Partition agents by domain – Instead of scaling all agents equally, scale the ones that handle load (e.g., data ingestion) and keep critical decision agents as singletons or with limited replicas to maintain consistency.
Use a load balancer for stateless agents – Agents that do not share state can be replicated behind a round-robin or consistent hash.
For stateful agents, use sticky sessions or a distributed store – This prevents agents from having to re-learn context after scaling.

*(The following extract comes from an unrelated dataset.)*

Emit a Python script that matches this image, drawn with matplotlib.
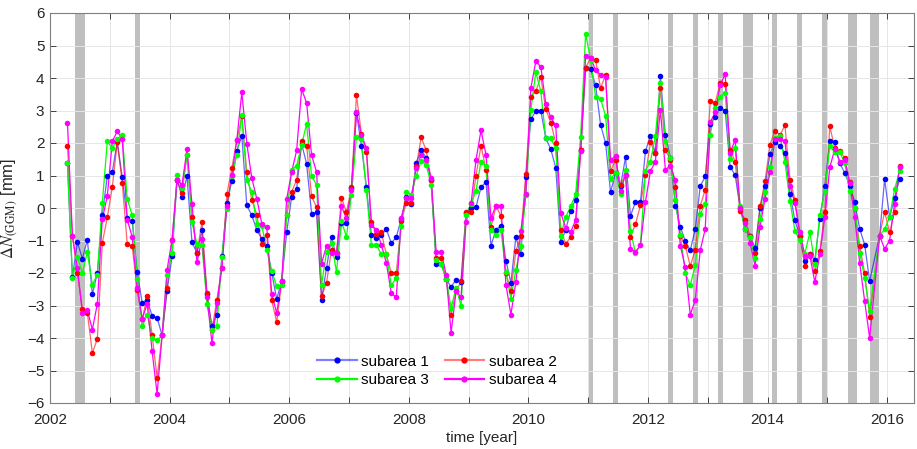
import numpy as np
import matplotlib
matplotlib.use("Agg")
import matplotlib.pyplot as plt
from matplotlib.ticker import FixedLocator, FixedFormatter
from matplotlib.lines import Line2D

# ---------------- data ----------------
first_year, first_month = 2002, 4
last_year, last_month = 2016, 3
skipped_months = [(2015, 10)]

sub1 = [1.38, -2.12, -1.05, -1.56, -0.97, -2.66, -2.0, -0.2, 0.97,
        1.1, 2.05, 0.94, -0.31, -0.41, -1.98, -2.92, -2.82, -3.33, -3.38, -3.92, -2.54,
        -1.49, 0.87, 0.34, 0.97, -1.06, -1.38, -0.69, -2.66, -3.64, -3.28, -1.49, 0.15,
        0.84, 1.76, 2.22, 0.08, -0.23, -0.67, -0.95, -1.16, -2.0, -2.8, -2.25, -0.75,
        0.34, 0.6, 1.97, 1.36, -0.17, -0.12, -2.82, -1.84, -0.9, -1.51, -0.46, -0.46,
        0.61, 2.92, 1.92, 0.65, -0.83, -0.92, -0.82, -0.65, -1.08, -0.9, -0.33, 0.33,
        0.13, 1.38, 1.79, 1.54, 0.85, -1.72, -1.71, -2.19, -2.43, -2.2, -2.27, -0.15,
        0.0, 0.03, 0.64, 0.8, -1.16, -0.67, -0.54, -1.62, -2.3, -0.89, -1.43, 0.95,
        2.74, 2.97, 2.99, 2.15, 1.81, 1.24, -1.06, -0.67, -0.08, 0.26, 1.8, 4.32,
        4.28, 3.77, 2.56, 2.0, 0.49, 1.08, 0.67, 1.56, -0.24, 0.18, 0.2, 1.74,
        2.23, 1.69, 4.05, 2.25, 1.54, 0.07, -0.58, -1.02, -1.3, -0.65, 0.67, 0.97,
        2.6, 2.79, 3.07, 3.0, 1.26, 1.02, 0.0, -0.65, -0.87, -1.23, 0.0, 0.67,
        1.67, 2.02, 1.9, 1.69, 0.44, -0.38, -0.87, -1.64, -1.41, -1.6, -0.33, 0.67,
        2.05, 2.02, 1.38, 1.08, 0.69, 0.18, -0.64, -1.13, -2.25, -0.85, 0.89,
        -0.28, 0.31, 0.89]

sub2 = [1.92, -0.87, -2.0, -3.12, -3.23, -4.46, -4.03, -1.07, -0.29,
        0.64, 2.02, 0.77, -1.1, -1.18, -2.51, -3.43, -2.72, -3.92, -5.23, -3.92, -2.46,
        -0.97, 0.87, 0.46, 1.64, -0.29, -1.38, -0.43, -2.63, -3.74, -2.82, -1.84, 0.43,
        1.23, 2.1, 2.82, 1.1, 0.24, -0.2, -1.1, -0.82, -2.84, -3.51, -2.28, -0.2,
        0.49, 0.87, 2.05, 1.92, 0.36, 0.02, -2.72, -2.3, -1.28, -1.38, 0.31, -0.13,
        0.64, 3.48, 2.28, 1.72, -0.44, -0.8, -0.75, -1.43, -2.0, -2.0, -0.41, 0.15,
        0.15, 1.28, 2.17, 1.77, 0.85, -1.55, -1.55, -2.19, -3.28, -2.56, -2.26, -0.12,
        -0.12, 1.0, 1.92, 1.18, -0.59, 0.05, -0.24, -2.0, -2.56, -1.33, -0.85, 1.05,
        3.43, 3.59, 4.03, 3.04, 2.63, 2.0, -0.67, -1.1, -0.89, -0.56, 1.77, 4.32,
        4.61, 4.54, 3.69, 4.1, 1.13, 1.49, 0.72, 1.02, -0.9, -0.49, 0.08, 1.02,
        2.02, 1.69, 3.69, 1.79, 1.49, 0.64, -0.85, -1.16, -1.79, -1.28, 0.07, 0.56,
        3.3, 3.23, 3.86, 3.82, 1.79, 1.43, -0.1, -0.36, -0.87, -1.38, 0.05, 0.82,
        1.95, 2.38, 2.25, 2.54, 0.87, 0.26, -0.87, -1.77, -1.4, -1.95, -1.33, -0.13,
        2.51, 1.84, 1.76, 1.54, 0.79, 0.0, -1.16, -2.0, -3.35, -0.85, -0.12,
        -0.75, -0.12, 1.28]

sub3 = [1.38, -2.15, -1.52, -2.0, -1.35, -2.36, -2.05, 0.15, 2.05,
        1.84, 2.13, 2.25, 0.28, -0.23, -2.17, -3.64, -3.28, -4.0, -4.07, -3.92, -2.05,
        -1.38, 1.02, 0.61, 1.64, -0.44, -1.11, -1.15, -2.95, -3.74, -3.62, -1.51, -0.02,
        0.99, 1.64, 2.87, 0.87, 0.49, -0.49, -0.54, -1.28, -1.95, -2.41, -2.38, -0.2,
        1.18, 1.3, 1.95, 2.59, 0.97, 0.72, -2.36, -1.35, -1.08, -1.97, -0.41, -0.89,
        0.41, 2.18, 2.12, 0.54, -1.13, -1.13, -1.43, -1.43, -2.38, -2.15, -0.54, 0.49,
        0.41, 0.99, 1.45, 1.33, 0.72, -1.61, -1.72, -2.19, -3.07, -2.46, -3.0, -0.2,
        0.12, 0.53, 1.43, 1.3, -0.67, -0.82, -0.67, -1.97, -2.79, -1.9, -1.18, 0.41,
        3.02, 4.18, 3.59, 2.15, 2.15, 1.84, -0.85, -0.28, 0.05, 0.43, 2.2, 5.36,
        4.56, 3.41, 3.35, 2.84, 0.89, 1.08, 0.43, 1.18, -0.7, -1.39, -1.13, 1.15,
        1.43, 2.22, 3.84, 2.05, 1.54, 0.26, -0.82, -2.0, -2.38, -1.76, -0.18, 0.12,
        2.25, 3.09, 3.42, 3.54, 1.51, 1.86, 0.05, -0.65, -0.9, -1.54, -0.33, 0.48,
        1.25, 2.15, 2.23, 1.41, 0.23, -0.7, -0.99, -1.4, -0.75, -1.72, -0.23, 0.53,
        1.9, 1.72, 1.72, 1.38, 0.51, 0.0, -1.38, -2.15, -3.18, -0.85, -0.65,
        -0.29, 0.58, 1.13]

sub4 = [2.63, -0.85, -1.84, -3.23, -3.15, -3.74, -2.95, -0.34, 0.36,
        2.05, 2.36, 2.12, -0.36, -0.89, -2.46, -3.41, -2.95, -4.41, -5.72, -3.92, -1.9,
        -0.97, 0.87, 0.72, 1.81, 0.12, -1.67, -0.94, -2.74, -4.15, -2.92, -1.84, 0.07,
        1.02, 2.1, 3.56, 1.98, 0.92, 0.29, -0.48, -0.58, -2.66, -3.23, -2.25, 0.28,
        1.11, 1.77, 3.66, 3.23, 1.62, 1.11, -1.71, -1.16, -1.38, -1.38, 0.05, -0.32,
        0.56, 2.94, 2.25, 1.84, -0.51, -0.67, -1.13, -1.69, -2.62, -2.75, -0.31, 0.31,
        0.31, 1.23, 1.64, 1.48, 0.92, -1.35, -1.36, -2.05, -3.84, -2.56, -2.74, -0.43,
        0.14, 1.48, 2.39, 1.64, -0.31, 0.07, 0.07, -2.36, -3.28, -2.28, -0.7, 0.43,
        3.69, 4.51, 4.35, 3.21, 2.79, 2.54, -0.15, -0.61, -0.74, -0.36, 1.76, 4.68,
        4.63, 4.24, 4.1, 4.04, 1.49, 1.59, 0.53, 1.02, -1.25, -1.35, -1.15, 0.18,
        1.13, 1.43, 3.02, 1.18, 1.3, 0.85, -1.16, -1.82, -3.28, -2.84, -1.3, -0.65,
        2.64, 2.94, 3.77, 4.12, 1.69, 2.1, 0.0, -0.46, -1.08, -1.77, -0.58, 0.29,
        1.1, 2.12, 2.12, 2.05, 0.69, 0.15, -0.74, -1.47, -1.47, -2.28, -1.43, -0.29,
        1.25, 1.81, 1.43, 1.49, 0.77, -0.28, -1.69, -2.87, -4.0, -0.85, -1.26,
        -1.0, 0.13, 1.26]

# periods shaded in grey (decimal years, start/end)
gap_start = [2002.417, 2003.417, 2011.000, 2011.417, 2012.333, 2012.750, 2013.167,
             2013.583, 2014.083, 2014.500, 2014.917, 2015.350, 2015.720]
gap_end = [2002.583, 2003.500, 2011.083, 2011.500, 2012.417, 2012.833, 2013.250,
           2013.750, 2014.167, 2014.583, 2015.000, 2015.490, 2015.860]

labels = ["subarea 1", "subarea 2", "subarea 3", "subarea 4"]
colors = ["#0000ff", "#ff0000", "#00ff00", "#ff00ff"]

# monthly time axis (mid-month decimal years)
times = []
y, m = first_year, first_month
while (y, m) <= (last_year, last_month):
    if (y, m) not in skipped_months:
        times.append(y + (m - 0.5) / 12.0)
    m += 1
    if m > 12:
        m = 1
        y += 1
times = np.array(times)
for s in (sub1, sub2, sub3, sub4):
    assert len(s) == len(times), (len(s), len(times))

# ---------------- figure ----------------
plt.rcParams['font.family'] = ['Liberation Sans', 'DejaVu Sans']
plt.rcParams['mathtext.fontset'] = 'stix'

fig = plt.figure(figsize=(9.17, 4.49), dpi=100)
ax = fig.add_axes([50 / 917, 1 - 403 / 449, (914 - 50) / 917, (403 - 13) / 449])

for s0, s1 in zip(gap_start, gap_end):
    ax.axvspan(s0, s1, color="#bfbfbf", lw=0, zorder=0.5)

alphas = [0.6, 0.6, 1.0, 1.0]
for vals, col, a in zip((sub1, sub2, sub3, sub4), colors, alphas):
    ax.plot(times, vals, '-', color=col, lw=0.9, alpha=a, zorder=2)
    ax.plot(times, vals, 'o', color=col, ms=4.0, mec=col, mew=0, zorder=3)

ax.set_xlim(2002, 2016.45)
ax.set_ylim(-6, 6)

years = list(range(2002, 2017))
ax.xaxis.set_major_locator(FixedLocator(years))
ax.xaxis.set_major_formatter(FixedFormatter([str(yy) if yy % 2 == 0 else "" for yy in years]))
ax.set_yticks(range(-6, 7))
ax.tick_params(direction='in', length=4, width=0.6, top=True, right=True,
               labelsize=11, colors='#262626')
ax.tick_params(axis='x', pad=7)
ax.tick_params(axis='y', pad=4)
for sp in ax.spines.values():
    sp.set_color('#7f7f7f')
    sp.set_linewidth(0.8)
ax.grid(True, color='#e6e6e6', lw=0.7, zorder=0.2)
ax.set_axisbelow(True)

ax.set_xlabel('time [year]', fontsize=11, color='#262626', labelpad=3)
ax.set_ylabel(r'$\Delta N_{(\mathrm{GGM})}$ [mm]', fontsize=12, color='#262626', labelpad=5)

# legend
leg_handles = []
for col, a, lab in zip(colors, alphas, labels):
    line_col = matplotlib.colors.to_rgba(col, 0.5 if a < 1 else 1.0)
    lh = Line2D([], [], color=line_col, lw=1.6, marker='o', ms=4.5,
                markerfacecolor=col, markeredgecolor=col, mew=0, label=lab)
    leg_handles.append(lh)
order = [0, 2, 1, 3]
fig.legend([leg_handles[i] for i in order], [labels[i] for i in order],
           ncol=2, loc='center', bbox_to_anchor=(437 / 917, 1 - 371 / 449),
           frameon=False, fontsize=11, handlelength=2.6, columnspacing=1.0,
           labelspacing=0.3, handletextpad=0.3)

fig.savefig('out.png', dpi=100)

6. Monitor and Debug Agent Interactions

Without proper observability, multi-agent systems become black boxes. Implement:

Distributed tracing – Use tools like Jaeger or Zipkin to follow a single request across all agents.
Telemetry dashboards – Track per-agent metrics: request rate, latency, error rate, queue depth.
Simulated chaos – Periodically kill random agents to test system resilience.

Common Mistakes

Overlapping agent responsibilities – Two agents that both can answer the same question may produce conflicting answers. A clear role assignment avoids this.
Ignoring message order and concurrency – Agents that process messages in parallel may interleave updates incorrectly. Use order guarantees (e.g., Kafka partitions) or idempotent handlers.
Tight coupling – Agents that depend on each other’s internal state become brittle. Use asynchronous communication and timeouts.
Neglecting security – Allowing agents to call arbitrary endpoints can lead to unintended actions. Validate all inter-agent messages with schema checks and authentication tokens.

Summary

Building multi-agent systems that cooperate at scale is a complex but solvable problem. Start by clearly defining agent roles, designing a robust communication protocol, and implementing a coordination layer. Always plan for failure with retries, circuit breakers, and fallbacks. Scale intelligently by partitioning domains and using observability tools to debug interactions. Avoid common pitfalls like overlapping responsibilities and tight coupling. With these principles, you can orchestrate a harmonious swarm of AI agents that work together like a well-rehearsed symphony.